June 29, 1898
Camp News
Corporal Ernie Low was a caller on old friends in camp this afternoon.
Mrs. Haggard and Miss Laura Haggard are here visiting their brother Sergeant
Ralph Haggard of company K. They are stopping at a neighboring farm house.
Only one squad of recruits came in today. They arrived at 2 o'clock this
morning and routed out their new commander, Captain Hayward of company C, with
scant ceremony. The squad consisted of Willard Gear, Gilbert Thornton, Frank
Mattes, Henry Groff, Henry Hansen, Edgar B. Koontz, Robert H. Roberts, Dwight
Eastman, Edward Cadwallader, A. McCready.
Sergeant Jim Johnson of the class of '94, university of Nebraska, is one of
Griggsby's Rough Riders. Capt. De Stivers of the Butte football team commands a
company containing a lot of his old players.
Nebraska City, Neb., June 28.
Marriage licenses have been granted to Charles L. Reynolds and Miss Anna E.

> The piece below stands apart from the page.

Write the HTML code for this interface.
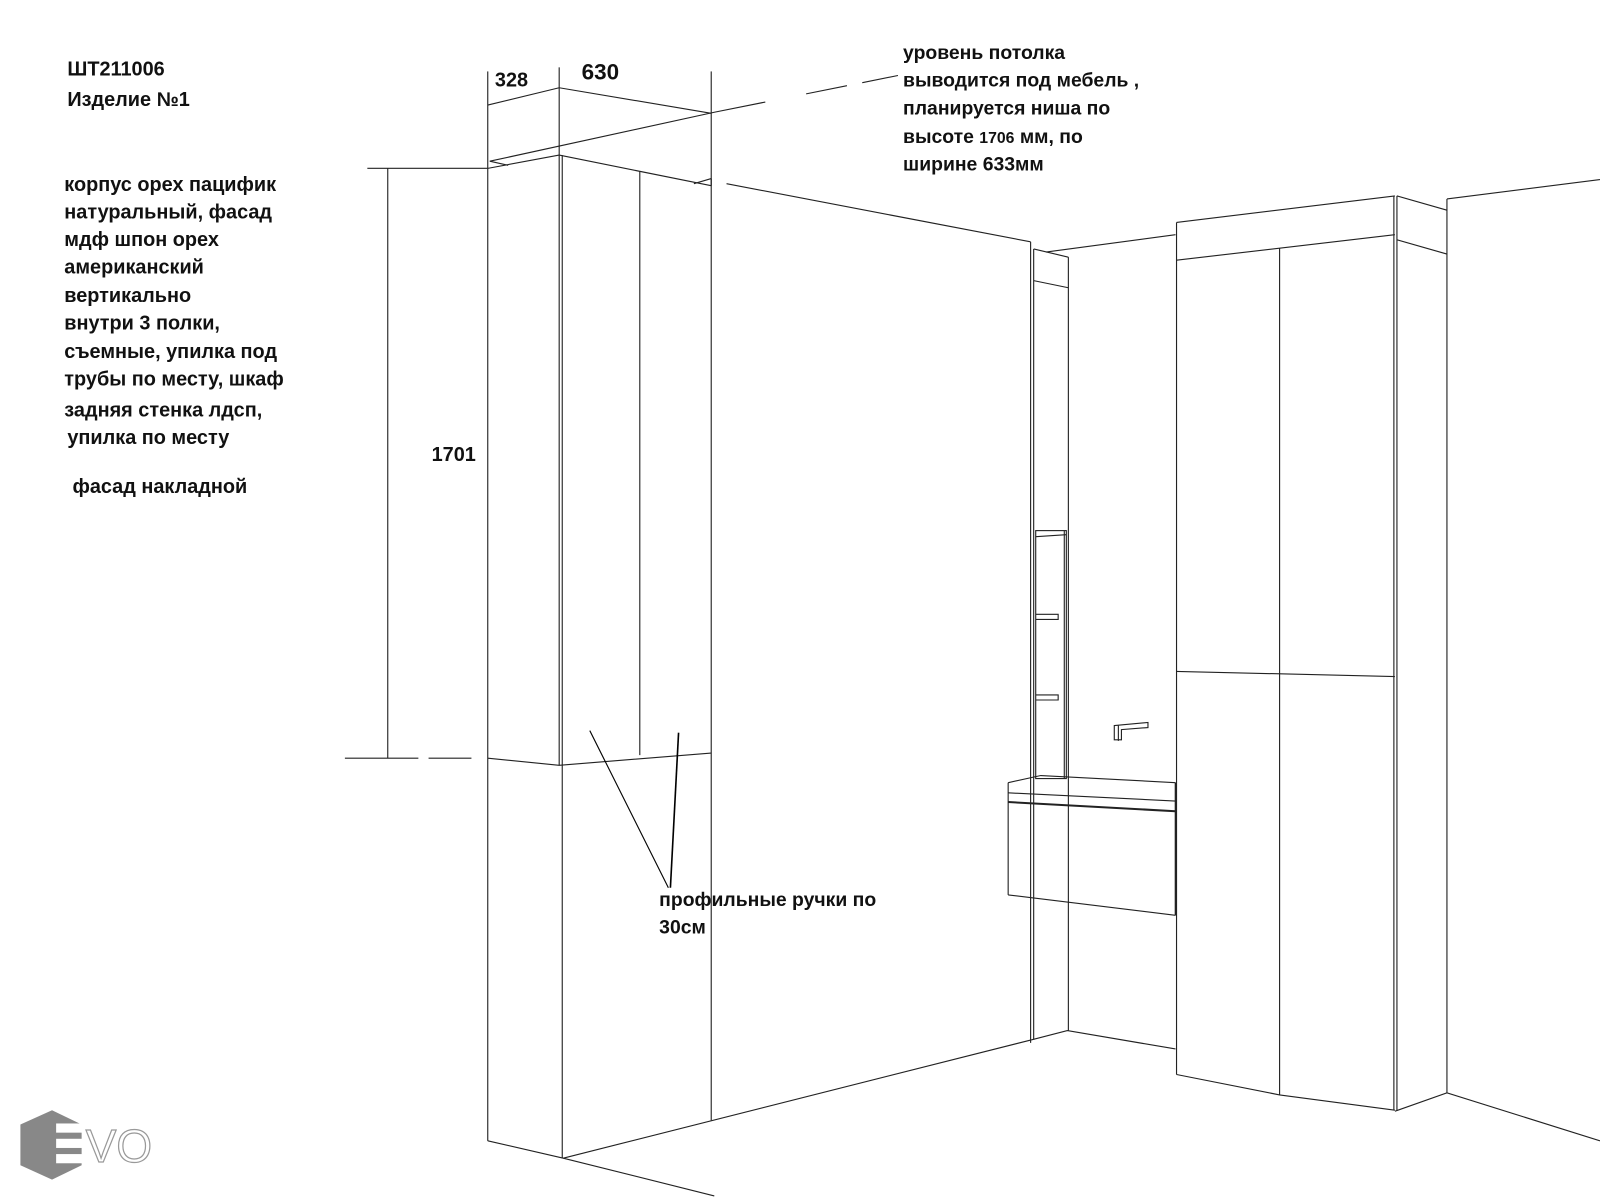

Trail, Fred E. Slosson and Miss Lillie G. Moore, all of Otoe county.
Personal Mention
Jesse Chappell left today for Mead, Ind., to remain a couple of months.
Harry A. Hale, jr., of this city is now working in the California gold mine
at the exposition grounds, on West Midway.
Licensed to Wed.
Edward Rotheram, West Lincoln -- 27
Ellen Drake, West Lincoln -- 28
Oda John Hatfield, Bennet -- 21
Eliza Ellen Deardoff, Bennet -- 18
City in Brief
On their way for a week's trip in the Black Hills, Dr. Peters and A.L.
Haecker will attend the opening of a new dairy in Hemingford. They started
yesterday.
Mrs. L. Madarasz, wife of the former teacher in the Lincoln business college
who tried to commit suicide in Omaha the other day, has arrived in Omaha from
the east, and will take her husband back with her, she having secured a position
for him. She blames a postoffice clerk for being the immediate cause of her
husband's troubles. He was to have received a letter from the east and every day
for a week inquired at the office for it. He did not get it and Madarasz became
despondent and determined to die. Mrs. Madarasz has obtained the letter. It was
withheld by the clerk because he read the initial "L" as "S". She is of the
opinion that the unusual name could have identified the man well enough, and has
told the clerk and a few other postoffice officials so.